What you need to do:
Output the material below unchanged, apart from leaving out the pictures.

┌─ Supplied information

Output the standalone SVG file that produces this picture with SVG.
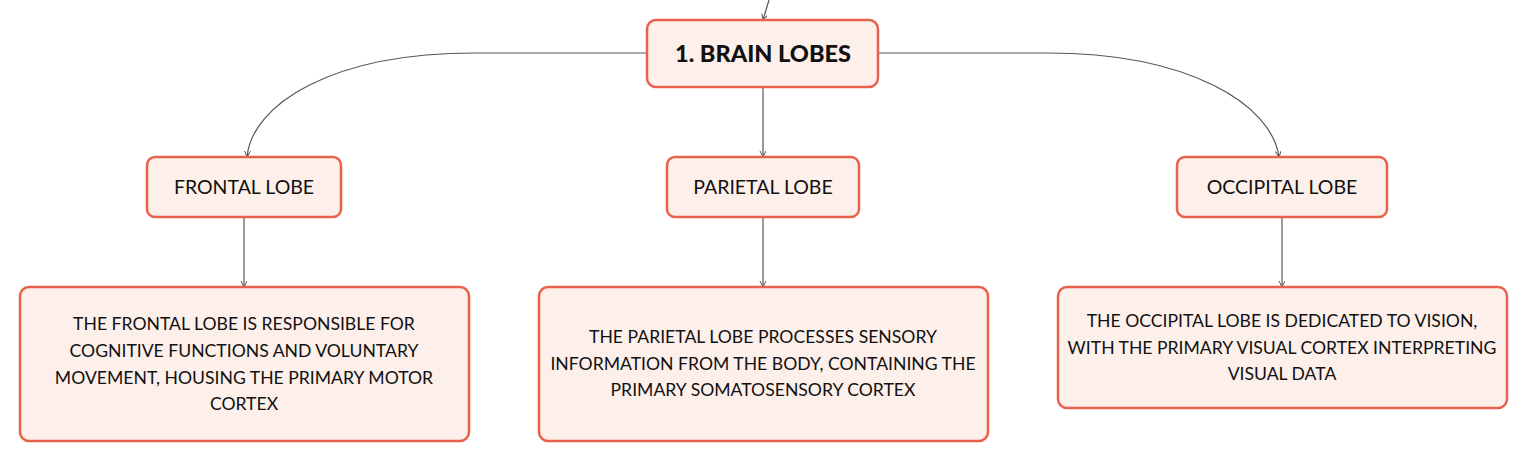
<svg xmlns="http://www.w3.org/2000/svg" width="1527" height="461" viewBox="0 0 1527 461">
<style>
.box{fill:#fdefea;stroke:#e8614d;stroke-width:2.5}
.t{font-family:Lato,"Open Sans",sans-serif;fill:#111;text-anchor:middle}
.title{font-size:23.5px;font-weight:900}
.lbl{font-size:19.5px}
.det{font-size:17.6px}
.c{fill:none;stroke:#555;stroke-width:1.2}
</style>
<defs>
<marker id="ah" markerWidth="8" markerHeight="8" refX="6" refY="3" orient="auto" markerUnits="userSpaceOnUse">
<path d="M0,0 L6,3 L0,6" fill="none" stroke="#555" stroke-width="1"/>
</marker>
</defs>
<rect width="1527" height="461" fill="#fff"/>
<g id="connectors">
<path class="c" d="M769,0 L763,20" marker-end="url(#ah)"/>
<path class="c" d="M647,53 L475,53 C330,53 252,105 247,157" marker-end="url(#ah)"/>
<path class="c" d="M879,53 L1047,53 C1190,53 1272,105 1279,157" marker-end="url(#ah)"/>
<path class="c" d="M763,87 L763,157" marker-end="url(#ah)"/>
<path class="c" d="M244,217 L244,287" marker-end="url(#ah)"/>
<path class="c" d="M763,217 L763,287" marker-end="url(#ah)"/>
<path class="c" d="M1282,217 L1282,287" marker-end="url(#ah)"/>
</g>
<g id="root">
<rect class="box" x="647" y="20" width="231" height="67" rx="9"/>
<text class="t title" x="763" y="62">1. BRAIN LOBES</text>
</g>
<g id="frontal">
<rect class="box" x="147" y="157" width="194" height="60" rx="8"/>
<text class="t lbl" x="244" y="194">FRONTAL LOBE</text>
</g>
<g id="parietal">
<rect class="box" x="667" y="157" width="192" height="60" rx="8"/>
<text class="t lbl" x="763" y="194">PARIETAL LOBE</text>
</g>
<g id="occipital">
<rect class="box" x="1177" y="157" width="210" height="60" rx="8"/>
<text class="t lbl" x="1282" y="194">OCCIPITAL LOBE</text>
</g>
<g id="frontal-detail">
<rect class="box" x="20" y="287" width="449" height="154" rx="9"/>
<text class="t det" x="244"><tspan x="244" y="330">THE FRONTAL LOBE IS RESPONSIBLE FOR</tspan><tspan x="244" y="357">COGNITIVE FUNCTIONS AND VOLUNTARY</tspan><tspan x="244" y="384">MOVEMENT, HOUSING THE PRIMARY MOTOR</tspan><tspan x="244" y="410">CORTEX</tspan></text>
</g>
<g id="parietal-detail">
<rect class="box" x="539" y="287" width="449" height="154" rx="9"/>
<text class="t det"><tspan x="763" y="343">THE PARIETAL LOBE PROCESSES SENSORY</tspan><tspan x="763" y="370">INFORMATION FROM THE BODY, CONTAINING THE</tspan><tspan x="763" y="396">PRIMARY SOMATOSENSORY CORTEX</tspan></text>
</g>
<g id="occipital-detail">
<rect class="box" x="1058" y="287" width="449" height="121" rx="9"/>
<text class="t det"><tspan x="1282" y="327">THE OCCIPITAL LOBE IS DEDICATED TO VISION,</tspan><tspan x="1282" y="354">WITH THE PRIMARY VISUAL CORTEX INTERPRETING</tspan><tspan x="1282" y="380">VISUAL DATA</tspan></text>
</g>
</svg>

└─

Finished exercise:
Output the standalone SVG file that produces this picture with SVG.
<svg xmlns="http://www.w3.org/2000/svg" width="1527" height="461" viewBox="0 0 1527 461">
<style>
.box{fill:#fdefea;stroke:#e8614d;stroke-width:2.5}
.t{font-family:Lato,"Open Sans",sans-serif;fill:#111;text-anchor:middle}
.title{font-size:23.5px;font-weight:900}
.lbl{font-size:19.5px}
.det{font-size:17.6px}
.c{fill:none;stroke:#555;stroke-width:1.2}
</style>
<defs>
<marker id="ah" markerWidth="8" markerHeight="8" refX="6" refY="3" orient="auto" markerUnits="userSpaceOnUse">
<path d="M0,0 L6,3 L0,6" fill="none" stroke="#555" stroke-width="1"/>
</marker>
</defs>
<rect width="1527" height="461" fill="#fff"/>
<g id="connectors">
<path class="c" d="M769,0 L763,20" marker-end="url(#ah)"/>
<path class="c" d="M647,53 L475,53 C330,53 252,105 247,157" marker-end="url(#ah)"/>
<path class="c" d="M879,53 L1047,53 C1190,53 1272,105 1279,157" marker-end="url(#ah)"/>
<path class="c" d="M763,87 L763,157" marker-end="url(#ah)"/>
<path class="c" d="M244,217 L244,287" marker-end="url(#ah)"/>
<path class="c" d="M763,217 L763,287" marker-end="url(#ah)"/>
<path class="c" d="M1282,217 L1282,287" marker-end="url(#ah)"/>
</g>
<g id="root">
<rect class="box" x="647" y="20" width="231" height="67" rx="9"/>
<text class="t title" x="763" y="62">1. BRAIN LOBES</text>
</g>
<g id="frontal">
<rect class="box" x="147" y="157" width="194" height="60" rx="8"/>
<text class="t lbl" x="244" y="194">FRONTAL LOBE</text>
</g>
<g id="parietal">
<rect class="box" x="667" y="157" width="192" height="60" rx="8"/>
<text class="t lbl" x="763" y="194">PARIETAL LOBE</text>
</g>
<g id="occipital">
<rect class="box" x="1177" y="157" width="210" height="60" rx="8"/>
<text class="t lbl" x="1282" y="194">OCCIPITAL LOBE</text>
</g>
<g id="frontal-detail">
<rect class="box" x="20" y="287" width="449" height="154" rx="9"/>
<text class="t det" x="244"><tspan x="244" y="330">THE FRONTAL LOBE IS RESPONSIBLE FOR</tspan><tspan x="244" y="357">COGNITIVE FUNCTIONS AND VOLUNTARY</tspan><tspan x="244" y="384">MOVEMENT, HOUSING THE PRIMARY MOTOR</tspan><tspan x="244" y="410">CORTEX</tspan></text>
</g>
<g id="parietal-detail">
<rect class="box" x="539" y="287" width="449" height="154" rx="9"/>
<text class="t det"><tspan x="763" y="343">THE PARIETAL LOBE PROCESSES SENSORY</tspan><tspan x="763" y="370">INFORMATION FROM THE BODY, CONTAINING THE</tspan><tspan x="763" y="396">PRIMARY SOMATOSENSORY CORTEX</tspan></text>
</g>
<g id="occipital-detail">
<rect class="box" x="1058" y="287" width="449" height="121" rx="9"/>
<text class="t det"><tspan x="1282" y="327">THE OCCIPITAL LOBE IS DEDICATED TO VISION,</tspan><tspan x="1282" y="354">WITH THE PRIMARY VISUAL CORTEX INTERPRETING</tspan><tspan x="1282" y="380">VISUAL DATA</tspan></text>
</g>
</svg>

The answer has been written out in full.